I am writing from the California coast, looking at the Pacific Ocean, and listening to a fog horn blare away. Jane has yet to rise, confirming my fear that we have adjusted to West Coast time.
Speaking of which, dinner happens right smack in the middle of important TV events out here, so I had to watch last night's debate in two parts - Live and recast with commercial breaks. The latter made a long debate even longer and definitely tested my seemingly inexhaustible interest in this stuff (check out my vacation reading selection).
To state the obvious, Romney won. He won big. As Charles Krauthammer has described, he won by two touchdowns. And before anyone responds that Romney lied (implying that the President didn't), take a step back and think "Would this have been the first instance of deceit in a political debate?" Anyone that has engaged in any meaningful form of debate knows how you treat a lie. You refute it in a way that undermines your opponent's argument. Obama's counter-punches were garbled nonsense, burying good points in rhetorical trash bags and meaningless anecdotes (Dear Mr. President, Most of us over 30 spent time in K-5 years sitting on the floor of our classrooms. It is not offensive.)

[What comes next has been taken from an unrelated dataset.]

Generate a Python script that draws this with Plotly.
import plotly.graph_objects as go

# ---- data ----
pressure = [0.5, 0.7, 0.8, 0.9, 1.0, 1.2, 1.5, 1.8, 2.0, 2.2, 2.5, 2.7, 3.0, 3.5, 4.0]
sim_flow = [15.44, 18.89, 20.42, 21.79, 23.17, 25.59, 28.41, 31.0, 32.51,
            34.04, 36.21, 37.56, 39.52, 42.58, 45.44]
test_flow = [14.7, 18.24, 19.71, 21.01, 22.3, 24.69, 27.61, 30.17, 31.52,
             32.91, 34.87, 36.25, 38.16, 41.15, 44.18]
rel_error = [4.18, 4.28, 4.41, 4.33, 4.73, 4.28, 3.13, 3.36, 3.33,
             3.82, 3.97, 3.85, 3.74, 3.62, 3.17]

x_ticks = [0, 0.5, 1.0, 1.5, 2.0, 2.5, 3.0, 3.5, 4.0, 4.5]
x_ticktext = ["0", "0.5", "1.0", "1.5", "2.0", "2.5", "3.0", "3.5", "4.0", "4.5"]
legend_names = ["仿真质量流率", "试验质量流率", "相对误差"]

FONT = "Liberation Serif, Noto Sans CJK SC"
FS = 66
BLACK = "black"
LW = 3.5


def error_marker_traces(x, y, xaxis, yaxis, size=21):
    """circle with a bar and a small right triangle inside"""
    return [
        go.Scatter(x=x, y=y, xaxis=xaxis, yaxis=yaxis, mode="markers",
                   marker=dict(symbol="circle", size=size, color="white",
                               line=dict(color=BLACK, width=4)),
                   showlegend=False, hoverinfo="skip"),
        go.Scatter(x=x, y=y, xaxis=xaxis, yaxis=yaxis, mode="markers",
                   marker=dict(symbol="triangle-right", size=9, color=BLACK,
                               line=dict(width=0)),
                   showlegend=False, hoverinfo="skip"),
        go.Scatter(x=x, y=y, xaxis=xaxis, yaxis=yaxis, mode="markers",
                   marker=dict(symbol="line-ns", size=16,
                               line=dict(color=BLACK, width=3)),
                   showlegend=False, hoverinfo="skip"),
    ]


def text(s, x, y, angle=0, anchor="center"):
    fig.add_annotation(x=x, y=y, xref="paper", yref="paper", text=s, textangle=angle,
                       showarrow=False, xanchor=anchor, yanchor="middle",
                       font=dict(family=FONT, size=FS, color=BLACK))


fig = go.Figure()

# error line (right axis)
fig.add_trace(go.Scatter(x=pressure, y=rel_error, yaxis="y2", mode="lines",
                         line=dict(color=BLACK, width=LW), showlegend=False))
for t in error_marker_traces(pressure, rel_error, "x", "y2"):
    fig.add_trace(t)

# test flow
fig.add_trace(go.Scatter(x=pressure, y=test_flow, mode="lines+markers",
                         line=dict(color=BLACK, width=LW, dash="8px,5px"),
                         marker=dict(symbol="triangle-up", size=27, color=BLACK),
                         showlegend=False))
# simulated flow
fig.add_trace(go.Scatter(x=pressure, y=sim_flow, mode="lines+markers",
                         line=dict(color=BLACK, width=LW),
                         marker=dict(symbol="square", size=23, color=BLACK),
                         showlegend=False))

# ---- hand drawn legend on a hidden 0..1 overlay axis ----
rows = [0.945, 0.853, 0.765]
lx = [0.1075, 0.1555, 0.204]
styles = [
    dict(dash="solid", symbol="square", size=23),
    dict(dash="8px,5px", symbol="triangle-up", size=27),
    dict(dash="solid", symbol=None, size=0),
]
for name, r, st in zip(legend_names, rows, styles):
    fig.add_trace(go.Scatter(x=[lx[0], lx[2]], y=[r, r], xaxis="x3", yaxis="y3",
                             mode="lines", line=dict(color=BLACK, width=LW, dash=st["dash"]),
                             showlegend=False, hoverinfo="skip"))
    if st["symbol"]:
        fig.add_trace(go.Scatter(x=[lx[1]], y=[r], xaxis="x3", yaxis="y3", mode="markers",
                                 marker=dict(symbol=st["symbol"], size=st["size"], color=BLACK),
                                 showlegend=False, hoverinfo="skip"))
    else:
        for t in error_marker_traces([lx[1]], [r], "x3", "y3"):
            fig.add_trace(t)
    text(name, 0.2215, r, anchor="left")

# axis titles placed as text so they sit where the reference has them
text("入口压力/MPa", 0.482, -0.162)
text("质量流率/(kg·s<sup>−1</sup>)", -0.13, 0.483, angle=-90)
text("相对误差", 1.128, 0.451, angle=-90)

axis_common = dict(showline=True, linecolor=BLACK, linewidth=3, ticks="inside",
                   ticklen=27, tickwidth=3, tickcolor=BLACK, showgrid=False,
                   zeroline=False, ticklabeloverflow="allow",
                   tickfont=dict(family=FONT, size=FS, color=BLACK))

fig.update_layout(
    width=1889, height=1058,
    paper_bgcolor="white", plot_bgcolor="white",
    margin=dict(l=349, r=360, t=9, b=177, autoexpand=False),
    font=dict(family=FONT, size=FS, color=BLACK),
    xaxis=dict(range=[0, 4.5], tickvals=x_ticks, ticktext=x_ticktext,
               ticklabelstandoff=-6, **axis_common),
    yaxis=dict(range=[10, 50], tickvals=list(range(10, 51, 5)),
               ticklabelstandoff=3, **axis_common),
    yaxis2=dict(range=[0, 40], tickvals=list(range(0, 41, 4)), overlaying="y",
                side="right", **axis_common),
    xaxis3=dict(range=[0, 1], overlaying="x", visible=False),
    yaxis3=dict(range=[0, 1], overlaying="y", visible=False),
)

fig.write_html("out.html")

You know what we should have been sick of hearing about by the end of last night?
"What exemptions and loopholes will you be closing Governor Romney?"

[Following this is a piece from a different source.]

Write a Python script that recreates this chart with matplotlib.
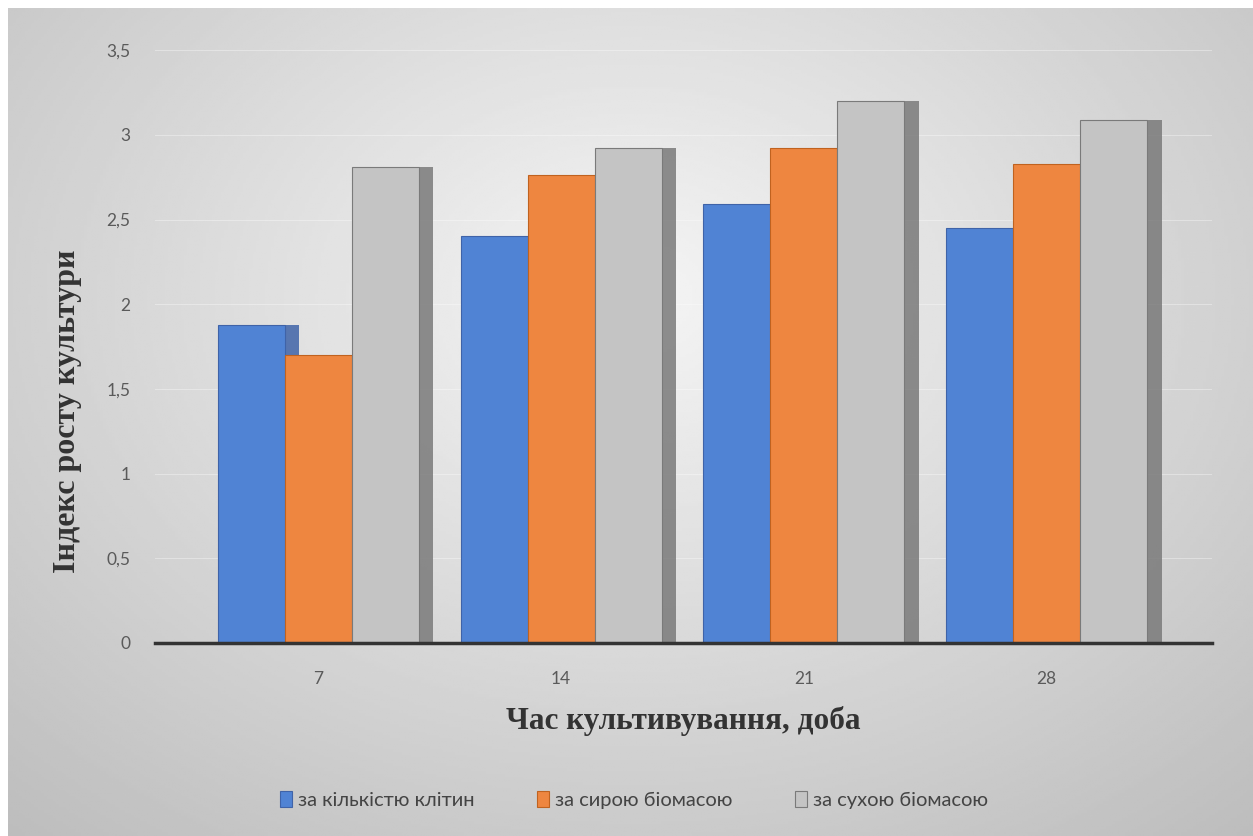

"Thank you, Jim. Before I answer that, I want to know what exemptions and loopholes..."
"Interesting you should say that, but what I would find more interesting is what exemptions and loopholes..."
Admittedly, there were pulled punches by Romney last night too, but it is hard to criticize what seemed like a near blemish free evening.
If you're on Team Romney, you need to be able to answer this question -- What group of voters is interested enough to watch the Presidential Debate, but not interested enough to have a clear favorite a month before the election?
Presuming some strategy on behalf of Team Obama, and extending Krauthammer's analogy, the President seemed to be putting up a Prevent defense for the crowd he has already won over. The worst thing that could come out of last night for the President would be a bad gaffe, socialist-imputing sound bite, or signs of losing his cool. You know, the kind of stuff that gets put on 30 second ads in swing states between Live! with Kelly and the Katie Couric Show. (Or turn into an Internet Meme). It was clear in the interviews leading up to the debates that the Obama Campaign was not going for a W. They promoted Romney's skills as a debater and that he had "much more time to practice." It was almost like they were winking at their supporters and saying "This may hurt to watch, but its all part of the plan."
Any football fan knows that this is a bad plan. "The only thing the Prevent defense does is prevent your team from winning." Playbooks from campaigns past are worthless. Each election has a new environment with new tools of discourse. In the 21st Century, you're not winning if people think you're losing, regardless of what the polls stay today. Popular sentiment spreads like a brush-fire between Facebook, social media, and "tell me now" technology. That's not to say that minds will be changed, but it does have an effect on those who want to feel a part of a winning team.
It is near impossible, and foolish, to predict what effect this Debate will have on the Election, but I think it will at least wipe out the bump the President received from Romney's infamous 47% remark. From there it depends on how much the Regular Joe/Jo cares about the 2012 Election and whether he (or she) chose CNN over ESPN on the last night of the regular season.